The Orgonon, Reich's last home and lab near Rangeley, Maine, USA, is seen with brief shots of the interior and exterior, including a cloudbuster.

The film includes re-stagings of scenes from Sergei Eisenstein films, alluding to the montage era of film making in the Soviet Union.

Shots of the incinerator in which Reich's books were burned in New York City are included.

== Ban ==
The film was shown to the censorship board in 1971, and Dušan stated on that occasion: "I do not want foreigners to show my film as a film that the Yugoslav censorship banned. As an author, I am ready to take on all responsibility: artistic, social and political". The censorship board approved the public screening of the film on that occasion, and on 10 May 1971 the Republic Film Review Commission of the SR Serbia issued the Decision on granting approval for the public screening of the film No. 03-642-45. However, the Public Prosecutor's Office of the SR Serbia sent a letter to the Republic Film Review Commission, in which the public prosecutor, based on Article 15 of the Law on Public Prosecutor's Office, suspended the execution of the Decision of 10 May 1971, which banned the public screening of the film. The public prosecutor gave the following explanation: "given that, by virtue of the right of supervision, he will request the competent republican body to annul it, and on the basis of Article 262, paragraphs 1 and 2 of the Law on General Administrative Procedure".
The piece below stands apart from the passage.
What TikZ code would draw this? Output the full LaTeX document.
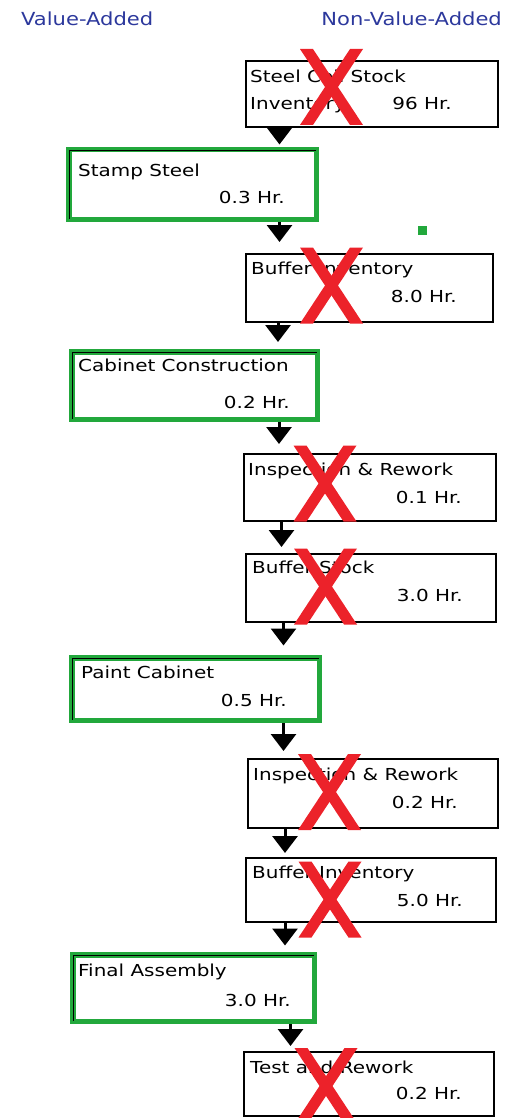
\documentclass[tikz,border=0pt]{standalone}
\usepackage{fontspec}
\usetikzlibrary{arrows.meta}
\newfontfamily\boxfont{DejaVu Sans}[FakeStretch=1.21]
\newfontfamily\headfont{DejaVu Sans}[FakeStretch=1.17]
\definecolor{vagreen}{RGB}{34,168,60}
\definecolor{xred}{RGB}{236,34,42}
\definecolor{headblue}{RGB}{44,56,156}

\begin{document}
\begin{tikzpicture}[x=1pt,y=-1pt,
  nva/.style={draw=black, line width=2pt, rectangle, inner sep=0pt},
  va/.style={draw=vagreen, line width=5.5pt, rectangle, inner sep=0pt},
  innerline/.style={draw=black, line width=1.5pt},
  lbl/.style={inner sep=0pt, font=\boxfont\fontsize{16.5}{19}\selectfont, anchor=base west},
  val/.style={inner sep=0pt, font=\boxfont\fontsize{16.5}{19}\selectfont, anchor=base east},
  head/.style={inner sep=0pt, text=headblue, font=\headfont\fontsize{18}{21}\selectfont},
  flow/.style={line width=3pt, -{Triangle[width=25pt,length=17pt]}},
  redx/.pic={
    \fill[xred] (-31.5,-38) -- (-18.5,-38) -- (31.5,38) -- (18.5,38) -- cycle;
    \fill[xred] (18.5,-38) -- (31.5,-38) -- (-18.5,38) -- (-31.5,38) -- cycle;
  }
]
\useasboundingbox (0,0) rectangle (514,1118);

% column headings
\node[head, anchor=base west] (hva) at (21,26) {Value-Added};
\node[head, anchor=base east] (hnva) at (502,26) {Non-Value-Added};

% process steps
\node[nva, minimum width=252pt, minimum height=66pt] (b1) at (372,94) {};
\node[va, minimum width=247.5pt, minimum height=69.5pt] (b2) at (192.5,184.5) {};
\node[nva, minimum width=247pt, minimum height=68pt] (b3) at (369.5,288) {};
\node[va, minimum width=245.5pt, minimum height=67.5pt] (b4) at (194.5,385.5) {};
\node[nva, minimum width=252pt, minimum height=67pt] (b5) at (370,487.5) {};
\node[nva, minimum width=250pt, minimum height=68pt] (b6) at (371,588) {};
\node[va, minimum width=247.5pt, minimum height=62.5pt] (b7) at (195.5,689) {};
\node[nva, minimum width=250pt, minimum height=69pt] (b8) at (373,793.5) {};
\node[nva, minimum width=250pt, minimum height=64pt] (b9) at (371,890) {};
\node[va, minimum width=241.5pt, minimum height=66.5pt] (b10) at (193.5,988) {};
\node[nva, minimum width=250pt, minimum height=64pt] (b11) at (369,1084) {};

% dark inner edge of the value-added boxes
\foreach \b in {b2,b4,b7,b10}
  \draw[innerline] ([shift={(3.5,-3.5)}]\b.south west) |- ([shift={(-3.5,3.5)}]\b.north east);

% step texts
\node[lbl] (t1a) at (250,83) {Steel Coil Stock};
\node[lbl] (t1b) at (250,110) {Inventory};
\node[val] (v1) at (452,110) {96 Hr.};
\node[lbl] (t2) at (78,177) {Stamp Steel};
\node[val] (v2) at (285,204) {0.3 Hr.};
\node[lbl] (t3) at (251,274) {Buffer Inventory};
\node[val] (v3) at (457,302) {8.0 Hr.};
\node[lbl] (t4) at (78,371) {Cabinet Construction};
\node[val] (v4) at (290,408) {0.2 Hr.};
\node[lbl] (t5) at (248,475) {Inspection \& Rework};
\node[val] (v5) at (462,503) {0.1 Hr.};
\node[lbl] (t6) at (252,573) {Buffer Stock};
\node[val] (v6) at (463,601) {3.0 Hr.};
\node[lbl] (t7) at (81,678) {Paint Cabinet};
\node[val] (v7) at (287,706) {0.5 Hr.};
\node[lbl] (t8) at (253,780) {Inspection \& Rework};
\node[val] (v8) at (458,808) {0.2 Hr.};
\node[lbl] (t9) at (252,878) {Buffer Inventory};
\node[val] (v9) at (463,906) {5.0 Hr.};
\node[lbl] (t10) at (78,976) {Final Assembly};
\node[val] (v10) at (291,1006) {3.0 Hr.};
\node[lbl] (t11) at (250,1073) {Test and Rework};
\node[val] (v11) at (462,1099) {0.2 Hr.};

% small marker
\node[fill=vagreen, minimum size=9pt, inner sep=0pt] (mark) at (422.5,230.5) {};

% flow arrows
\coordinate (a1) at (279.5,0);
\coordinate (a2) at (279.5,0);
\coordinate (a3) at (278,0);
\coordinate (a4) at (279,0);
\coordinate (a5) at (281.5,0);
\coordinate (a6) at (283.5,0);
\coordinate (a7) at (283.5,0);
\coordinate (a8) at (285,0);
\coordinate (a9) at (285,0);
\coordinate (a10) at (290.5,0);
\draw[flow, shorten >=2.5pt] (b1.south -| a1) -- (b2.north -| a1);
\draw[flow, shorten >=11pt] (b2.south -| a2) -- (b3.north -| a2);
\draw[flow, shorten >=7pt] (b3.south -| a3) -- (b4.north -| a3);
\draw[flow, shorten >=9pt] (b4.south -| a4) -- (b5.north -| a4);
\draw[flow, shorten >=6pt] (b5.south -| a5) -- (b6.north -| a5);
\draw[flow, shorten >=9.5pt] (b6.south -| a6) -- (b7.north -| a6);
\draw[flow, shorten >=7pt] (b7.south -| a7) -- (b8.north -| a7);
\draw[flow, shorten >=4pt] (b8.south -| a8) -- (b9.north -| a8);
\draw[flow, shorten >=6.5pt] (b9.south -| a9) -- (b10.north -| a9);
\draw[flow, shorten >=5pt] (b10.south -| a10) -- (b11.north -| a10);

% crossed-out non-value-added steps
\pic at (331.5,87) {redx};
\pic at (331.5,285.5) {redx};
\pic at (325,483.5) {redx};
\pic at (325.5,586.5) {redx};
\pic at (329.5,792) {redx};
\pic at (330,899.5) {redx};
\pic at (326,1086) {redx};
\end{tikzpicture}
\end{document}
The film was first publicly shown in Yugoslavia in 1986, when the 1971 ban was lifted.

==Reception==
W.R. won acclaim from critics at the Cannes Film Festival in 1971, but due to the state ban was shown only to a few selected audiences in Yugoslavia for the next several years.

 Roger Ebert gave the film 4 out of 4 stars. On 28 December 2016 the Yugoslav Film Archive, in accordance with its powers under the Law on Cultural Heritage, listed one hundred Serbian feature films (1911–1999) to be cultural heritage of great importance, including W.R.: Mysteries of the Organism.